╭──

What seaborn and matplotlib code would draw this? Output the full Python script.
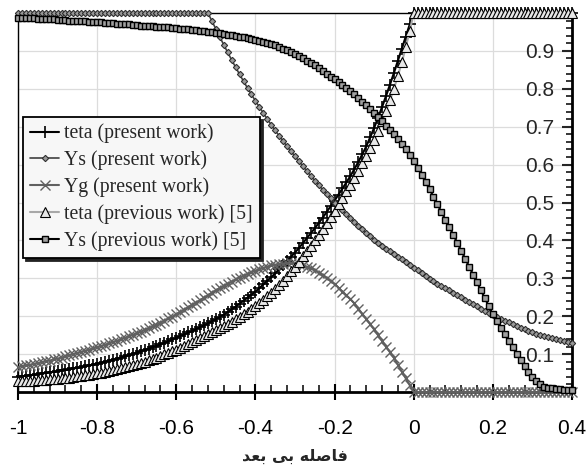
import numpy as np
import pandas as pd
import matplotlib
matplotlib.use("Agg")
import matplotlib.pyplot as plt
from matplotlib.ticker import MultipleLocator, FixedLocator, FixedFormatter
import seaborn as sns

# non-dimensional distance, step 0.01
x = np.round(np.linspace(-1.0, 0.4, 141), 2)

teta_present = [
    0.040, 0.041, 0.043, 0.044, 0.046, 0.047, 0.049, 0.050, 0.052, 0.053,
    0.055, 0.057, 0.058, 0.060, 0.062, 0.064, 0.066, 0.068, 0.070, 0.072,
    0.075, 0.077, 0.080, 0.082, 0.085, 0.088, 0.091, 0.094, 0.097, 0.100,
    0.104, 0.107, 0.111, 0.114, 0.118, 0.122, 0.126, 0.130, 0.134, 0.139,
    0.143, 0.148, 0.152, 0.157, 0.161, 0.166, 0.171, 0.176, 0.181, 0.187,
    0.192, 0.198, 0.204, 0.211, 0.218, 0.225, 0.233, 0.241, 0.249, 0.257,
    0.265, 0.274, 0.284, 0.294, 0.303, 0.313, 0.324, 0.335, 0.346, 0.357,
    0.368, 0.380, 0.393, 0.406, 0.419, 0.432, 0.446, 0.460, 0.475, 0.490,
    0.505, 0.521, 0.537, 0.553, 0.570, 0.588, 0.607, 0.627, 0.648, 0.672,
    0.697, 0.724, 0.752, 0.781, 0.811, 0.842, 0.874, 0.906, 0.938, 0.970,
    1.000] + [1.0] * 40

ys_present = [1.0] * 49 + [
    0.979, 0.958, 0.937, 0.916, 0.896, 0.876, 0.857, 0.838, 0.820, 0.802, 0.785,
    0.768, 0.752, 0.736, 0.720, 0.705, 0.690, 0.676, 0.662, 0.648, 0.635,
    0.622, 0.609, 0.596, 0.583, 0.570, 0.558, 0.546, 0.534, 0.522, 0.511,
    0.500, 0.490, 0.479, 0.469, 0.459, 0.449, 0.439, 0.429, 0.420, 0.411,
    0.402, 0.394, 0.386, 0.378, 0.371, 0.364, 0.357, 0.350, 0.343, 0.336,
    0.328, 0.321, 0.314, 0.306, 0.299, 0.292, 0.286, 0.280, 0.274, 0.268,
    0.262, 0.256, 0.250, 0.244, 0.238, 0.232, 0.226, 0.220, 0.214, 0.208,
    0.202, 0.197, 0.193, 0.188, 0.184, 0.179, 0.175, 0.170, 0.166, 0.161,
    0.157, 0.154, 0.151, 0.149, 0.146, 0.143, 0.141, 0.138, 0.135, 0.133, 0.130]

yg_present = [
    0.066, 0.068, 0.070, 0.072, 0.074, 0.076, 0.078, 0.081, 0.083, 0.086,
    0.088, 0.091, 0.094, 0.097, 0.100, 0.103, 0.106, 0.109, 0.112, 0.115,
    0.118, 0.121, 0.125, 0.128, 0.132, 0.135, 0.139, 0.143, 0.147, 0.151,
    0.155, 0.159, 0.164, 0.168, 0.173, 0.177, 0.183, 0.188, 0.194, 0.199,
    0.205, 0.211, 0.217, 0.224, 0.230, 0.236, 0.242, 0.249, 0.255, 0.262,
    0.268, 0.274, 0.280, 0.286, 0.291, 0.297, 0.302, 0.307, 0.311, 0.316,
    0.320, 0.324, 0.327, 0.331, 0.334, 0.336, 0.338, 0.339, 0.340, 0.340,
    0.339, 0.337, 0.334, 0.330, 0.326, 0.322, 0.315, 0.308, 0.301, 0.293,
    0.285, 0.275, 0.265, 0.255, 0.245, 0.234, 0.220, 0.206, 0.193, 0.179,
    0.165, 0.150, 0.135, 0.120, 0.105, 0.090, 0.072, 0.054, 0.036, 0.018,
    0.000] + [0.0] * 40

teta_previous = [
    0.028, 0.028, 0.029, 0.029, 0.030, 0.031, 0.031, 0.032, 0.033, 0.034,
    0.035, 0.036, 0.037, 0.038, 0.040, 0.041, 0.043, 0.044, 0.046, 0.047,
    0.049, 0.051, 0.053, 0.055, 0.058, 0.060, 0.063, 0.065, 0.068, 0.071,
    0.074, 0.077, 0.080, 0.084, 0.087, 0.091, 0.095, 0.099, 0.103, 0.108,
    0.112, 0.117, 0.122, 0.127, 0.132, 0.137, 0.142, 0.147, 0.152, 0.158,
    0.163, 0.169, 0.175, 0.180, 0.186, 0.192, 0.199, 0.205, 0.212, 0.219,
    0.226, 0.234, 0.243, 0.252, 0.261, 0.271, 0.282, 0.294, 0.306, 0.318,
    0.330, 0.344, 0.358, 0.372, 0.386, 0.400, 0.415, 0.431, 0.446, 0.462,
    0.478, 0.495, 0.512, 0.530, 0.547, 0.565, 0.584, 0.603, 0.623, 0.644,
    0.665, 0.689, 0.714, 0.741, 0.770, 0.800, 0.834, 0.870, 0.910, 0.953,
    1.000] + [1.0] * 40

ys_previous = [
    0.988, 0.987, 0.987, 0.986, 0.986, 0.985, 0.984, 0.984, 0.983, 0.983,
    0.982, 0.981, 0.981, 0.980, 0.980, 0.979, 0.978, 0.978, 0.977, 0.977,
    0.976, 0.975, 0.974, 0.974, 0.973, 0.972, 0.971, 0.970, 0.970, 0.969,
    0.968, 0.967, 0.966, 0.966, 0.965, 0.964, 0.963, 0.962, 0.962, 0.961,
    0.960, 0.959, 0.958, 0.957, 0.955, 0.954, 0.953, 0.952, 0.951, 0.949,
    0.948, 0.946, 0.945, 0.943, 0.942, 0.940, 0.938, 0.936, 0.934, 0.932,
    0.930, 0.927, 0.924, 0.921, 0.918, 0.915, 0.911, 0.906, 0.902, 0.897,
    0.892, 0.886, 0.880, 0.874, 0.868, 0.862, 0.855, 0.847, 0.840, 0.832,
    0.825, 0.817, 0.809, 0.801, 0.793, 0.785, 0.776, 0.766, 0.757, 0.747,
    0.737, 0.726, 0.715, 0.703, 0.692, 0.680, 0.667, 0.654, 0.640, 0.625,
    0.610, 0.592, 0.573, 0.554, 0.535, 0.515, 0.495, 0.475, 0.455, 0.435,
    0.415, 0.394, 0.373, 0.352, 0.331, 0.310, 0.289, 0.268, 0.247, 0.226,
    0.205, 0.187, 0.169, 0.152, 0.135, 0.118, 0.101, 0.085, 0.069, 0.054,
    0.040, 0.028, 0.020, 0.014, 0.011, 0.010, 0.008, 0.007, 0.006, 0.005, 0.004]

labels = ["teta (present work)", "Ys (present work)", "Yg (present work)",
          "teta (previous work) [5]", "Ys (previous work) [5]"]
x_ticks = [-1.0, -0.8, -0.6, -0.4, -0.2, 0.0, 0.2, 0.4]
x_tick_labels = ["-1", "-0.8", "-0.6", "-0.4", "-0.2", "0", "0.2", "0.4"]
y_ticks = [0.1, 0.2, 0.3, 0.4, 0.5, 0.6, 0.7, 0.8, 0.9]
y_tick_labels = ["0.1", "0.2", "0.3", "0.4", "0.5", "0.6", "0.7", "0.8", "0.9"]
# "فاصله بی بعد" in shaped (presentation) forms, visual order
x_label = "\uFEAA\uFECC\uFE91 \uFEF0\uFE91 \uFEEA\uFEE0\uFEBB\uFE8E\uFED3"

series = [teta_present, ys_present, yg_present, teta_previous, ys_previous]
for s in series:
    assert len(s) == len(x)

styles = [
    dict(color="black", marker="+", markersize=8, markeredgewidth=1.2,
         markeredgecolor="black", linewidth=1.5),
    dict(color="#404040", marker="D", markersize=3.2, markerfacecolor="#9a9a9a",
         markeredgecolor="#303030", markeredgewidth=0.8, linewidth=1.2),
    dict(color="#606060", marker="x", markersize=7, markeredgewidth=1.0,
         markeredgecolor="#606060", linewidth=1.5),
    dict(color="#a8a8a8", marker="^", markersize=7.5, markerfacecolor="#e8e8e8",
         markeredgecolor="black", markeredgewidth=0.8, linewidth=1.5),
    dict(color="black", marker="s", markersize=5, markerfacecolor="#a0a0a0",
         markeredgecolor="black", markeredgewidth=1.0, linewidth=1.5),
]

sns.set_style("white")
plt.rcParams["axes.unicode_minus"] = False
plt.rcParams["font.family"] = ["Liberation Sans", "DejaVu Sans"]

fig = plt.figure(figsize=(5.86, 4.68), dpi=100)
ax = fig.add_axes([0.0307, 0.1624, 0.9454, 0.8098])

for vals, lab, st in zip(series, labels, styles):
    df = pd.DataFrame({"x": x, "y": vals})
    sns.lineplot(data=df, x="x", y="y", ax=ax, label=lab, estimator=None,
                 sort=False, clip_on=False, zorder=3, **st)

ax.set_xlim(-1.0, 0.4)
ax.set_ylim(0.0, 1.0)
ax.set_facecolor("white")
ax.grid(True, which="major", color="#dcdcdc", linewidth=0.9)
ax.set_axisbelow(True)

ax.xaxis.set_major_locator(FixedLocator(x_ticks))
ax.xaxis.set_major_formatter(FixedFormatter(x_tick_labels))
ax.xaxis.set_minor_locator(MultipleLocator(0.04))
ax.yaxis.set_major_locator(FixedLocator(y_ticks))
ax.yaxis.set_major_formatter(FixedFormatter(y_tick_labels))
ax.yaxis.set_minor_locator(MultipleLocator(0.02))

ax.tick_params(axis="x", which="major", direction="inout", length=11, width=1.5,
               bottom=True, top=False, labelsize=15, pad=14, colors="black")
ax.tick_params(axis="x", which="minor", direction="in", length=5, width=1.3,
               bottom=True, top=False)
ax.yaxis.set_ticks_position("right")
ax.tick_params(axis="y", which="major", direction="in", length=7, width=1.5,
               left=False, right=True, labelleft=False, labelright=True,
               labelsize=15, pad=-13)
ax.tick_params(axis="y", which="minor", direction="in", length=4, width=1.3,
               left=False, right=True)
for t in ax.get_yticklabels():
    t.set_horizontalalignment("right")

for side in ["top", "left"]:
    ax.spines[side].set_linewidth(1.0)
    ax.spines[side].set_color("black")
for side in ["bottom", "right"]:
    ax.spines[side].set_linewidth(2.0)
    ax.spines[side].set_color("black")

ax.set_ylabel("")
ax.set_xlabel(x_label, fontsize=11.5, fontweight="bold", family="DejaVu Sans",
              labelpad=8)

leg = ax.legend(loc="upper left", bbox_to_anchor=(0.009, 0.726), frameon=True,
                fancybox=False, shadow={"color": "#222222", "alpha": 1.0},
                prop={"family": "Liberation Serif", "size": 14.2},
                handlelength=1.5, handletextpad=0.25, labelspacing=0.36,
                borderpad=0.35, borderaxespad=0.0)
leg.get_frame().set_edgecolor("black")
leg.get_frame().set_linewidth(1.3)
leg.get_frame().set_facecolor("#f7f7f7")
leg.set_zorder(5)

fig.savefig("out.png", dpi=100)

╰──

• **DIRECTIVE**:
From the first line above down to the line with "import seaborn as sns", reproduce every line and no others, omitting pictures.

• **EXERCISE RESPONSE**:
What seaborn and matplotlib code would draw this? Output the full Python script.
import numpy as np
import pandas as pd
import matplotlib
matplotlib.use("Agg")
import matplotlib.pyplot as plt
from matplotlib.ticker import MultipleLocator, FixedLocator, FixedFormatter
import seaborn as sns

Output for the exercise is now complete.